The LTTE, since it began its armed struggle has begun proliferating a new generation of women, the female LTTE cadres having been instructed to embrace androgyny, replacing the traditional dress code of Tamil women - rich sarees, brilliant jewellery, multihued flowers in their hair, anklets and toe ring - with combat fatigues and boots, to present an unostentatious disposition heightened in its paradox by the killer cyanide capsule, Undoubtedly the enroling of females into the fighting force of the LTTE has resulted in a drastic metamorphosis with regard to the symbolic representation of women in Tamil society.

The Liberation Tigers of Tamil Eelam, having wrecked havoc with this symbolism, is pointed out by those who have delved deep into the intricacies of the LTTEs dogmas for its women cadres, as having two classifications where the role of women in the 'cause' is concerned - the militant mother and the armed virgin.

Neither of the two ideals is in resonance with the traditional role of the 'prosperous wife' which the Hindu culture treasures.

Although it can be argued that the militant mother is a common image in the war poetry of the Tamil Golden Age or the Sangam period, where mothers rejoice when they hear tales of the brave deaths of their sons, the ideal of the armed virgin is considered purely as an innovation by the LTTE.

One which apparently Adele Balasingham, the Australian born wife of Anton Balasingham and a linchpin in the streamlining of the women cadres, considers a welcome step in the liberation of women, an opinion which the United Nations Special Rapporteur on Violence Against Women, Radhika Coomaraswamy, in her writings had expressed her disagreement.
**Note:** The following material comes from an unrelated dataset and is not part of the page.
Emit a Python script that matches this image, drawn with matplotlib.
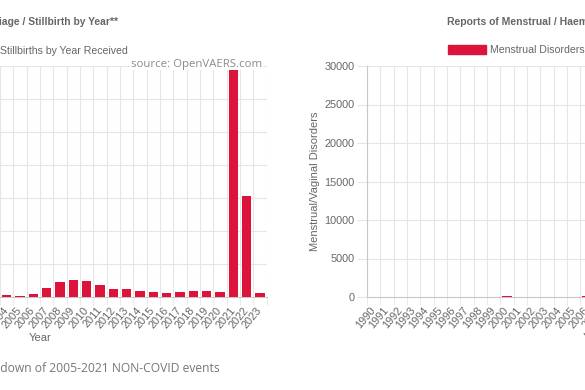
import matplotlib
matplotlib.use("Agg")
import matplotlib.pyplot as plt
from matplotlib.patches import Patch
from matplotlib.ticker import MultipleLocator

# shared category axis for both charts
years = list(range(1990, 2024))

# left chart (miscarriage / stillbirth) - only 2004..2023 are inside the crop
still_years = list(range(2004, 2024))
still_counts = [35, 20, 50, 136, 227, 258, 242, 182, 121, 121,
                96, 76, 61, 71, 86, 86, 71, 3440, 1530, 66]

# right chart (menstrual disorders) - only 1990..2006 are inside the crop
mens_years = list(range(1990, 2007))
mens_counts = [0, 0, 0, 0, 0, 0, 0, 0, 0, 0,
               90, 0, 0, 0, 0, 0, 110]

RED = "#dc143c"
GRID = "#e6e6e6"
AXIS = "#c8c8c8"
TXT = "#666666"
W, H = 585, 390

plt.rcParams['font.family'] = ['Liberation Sans', 'DejaVu Sans']

fig = plt.figure(figsize=(W / 100, H / 100), dpi=100)


def px_axes(x0, y0, x1, y1):
    # axes placed in screenshot pixels (may run off the figure, like the crop)
    return fig.add_axes([x0 / W, 1 - y1 / H, (x1 - x0) / W, (y1 - y0) / H])


def style(ax, ymax, ystep, xs, ys):
    ax.bar(xs, ys, width=0.72, color=RED, zorder=3)
    ax.set_xlim(years[0] - 0.5, years[-1] + 0.5)
    ax.set_ylim(0, ymax)
    ax.yaxis.set_major_locator(MultipleLocator(ystep))
    ax.set_xticks(years)
    ax.set_xticklabels([str(y) for y in years], rotation=50, ha="right",
                       va="center", rotation_mode="anchor")
    ax.set_xticks([y - 0.5 for y in years] + [years[-1] + 0.5], minor=True)
    ax.tick_params(axis="x", which="major", length=0, pad=8,
                   labelsize=7.9, labelcolor=TXT)
    ax.tick_params(axis="x", which="minor", length=6, color=GRID)
    ax.tick_params(axis="y", length=7, color=GRID, labelsize=7.8,
                   labelcolor=TXT, pad=2)
    ax.grid(axis="x", which="minor", color=GRID, lw=0.8, zorder=0)
    ax.grid(axis="y", which="major", color=GRID, lw=0.8, zorder=0)
    for s in ("top", "right"):
        ax.spines[s].set_visible(False)
    ax.spines["left"].set_color(AXIS)
    ax.spines["bottom"].set_color(AXIS)
    ax.set_xlabel("Year", color=TXT, fontsize=8, labelpad=2)


ax1 = px_axes(-186.7, 66, 266.7, 297)
style(ax1, 3500, 500, still_years, still_counts)

ax2 = px_axes(367, 66, 820.3, 297)
style(ax2, 30000, 5000, mens_years, mens_counts)
ax2.set_ylabel("Menstrual/Vaginal Disorders", color=TXT, fontsize=8,
               labelpad=3)

# titles (positioned by their visible ends in the crop)
fig.text(118 / W, 1 - 22 / H, "Reports of Miscarriage / Stillbirth by Year**",
         ha="right", va="center", fontsize=7.4, fontweight="bold", color=TXT)
fig.text(447 / W, 1 - 22 / H, "Reports of Menstrual / Haemorrhage by Year**",
         ha="left", va="center", fontsize=7.5, fontweight="bold", color=TXT)

leg_kw = dict(frameon=False, fontsize=7.6, labelcolor=TXT, handlelength=3.6,
              handleheight=0.85, handletextpad=0.4, borderpad=0,
              borderaxespad=0, bbox_transform=fig.transFigure)
ax1.legend(handles=[Patch(facecolor=RED, edgecolor=RED)],
           labels=["Miscarriages/Stillbirths by Year Received"],
           loc="center right", bbox_to_anchor=(128 / W, 1 - 51 / H), **leg_kw)
ax2.legend(handles=[Patch(facecolor=RED, edgecolor=RED)],
           labels=["Menstrual Disorders"],
           loc="center left", bbox_to_anchor=(448 / W, 1 - 50 / H), **leg_kw)

fig.text(262 / W, 1 - 64 / H, "source: OpenVAERS.com", ha="right",
         va="center", fontsize=8.2, color="#8a8a8a", family="Open Sans",
         bbox=dict(facecolor="white", edgecolor="none", pad=0.5), zorder=5)

fig.text(220 / W, 1 - 368 / H, "See the breakdown of 2005-2021 NON-COVID events",
         ha="right", va="center", fontsize=8.7, color="#777777",
         family="Open Sans")

fig.savefig("out.png", dpi=100)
Adele Balasingham's thinking is echoed by Raji, who works as the hostel mistress of the LTTE girl's hostel saying that the hostel serves as a training school for the girls.

She explains that it provides an 'opportunity' for girls, which they would have otherwise missed, ending up languishing in some welfare camp or other.

Raji had fled Jaffna at the height of a battle ten years ago.

Having spent almost a year at a welfare camp in Jaffna with her husband, she has first hand experience of the paucity and depression that a welfare camp provides. Today, she is looked upon by the girls as the closest thing to a mother.

"Even for administration work we need a lot of workforce. There are separate groups who are in charge of the farms", explains Raji, pointing to a large area of land dedicated to chicken farms.

The female cadres who are not heavily involved in the military are entrusted with administrative work, Raji informs me in her restricted English vocabulary. I impose the peace brand once again interjecting a reasoning to the effect that since it is now peace or at least an atmosphere that acts as a harbinger to peace, that all the LTTE girls must be involved in administrative work.

All I get is a smile as an answer.

My conversation with Raji takes place when she is escorting me from the girls hostel to the place that we are to have dinner, a simple tasty meal prepared by a separate group of female cadres, a Herculean task considering that they had to cook for over four hundred people.

Raji and I are joined by another girl, a twenty four year old whose hand and leg were injured and misshapen due to being caught in a land mine attack. One by one I am surrounded by girls who have lost their limbs due to mines.

"The future will rectify this" - the brain surges forward a hope which is desperate. PEACE. No cyanide capsules around their necks. No suicide missions. No gun toting. One wonders whether Velupillai Prabhakaran, the father of the LTTE would make as much effort at preparing his cadres for peace as much as he did preparing them for war.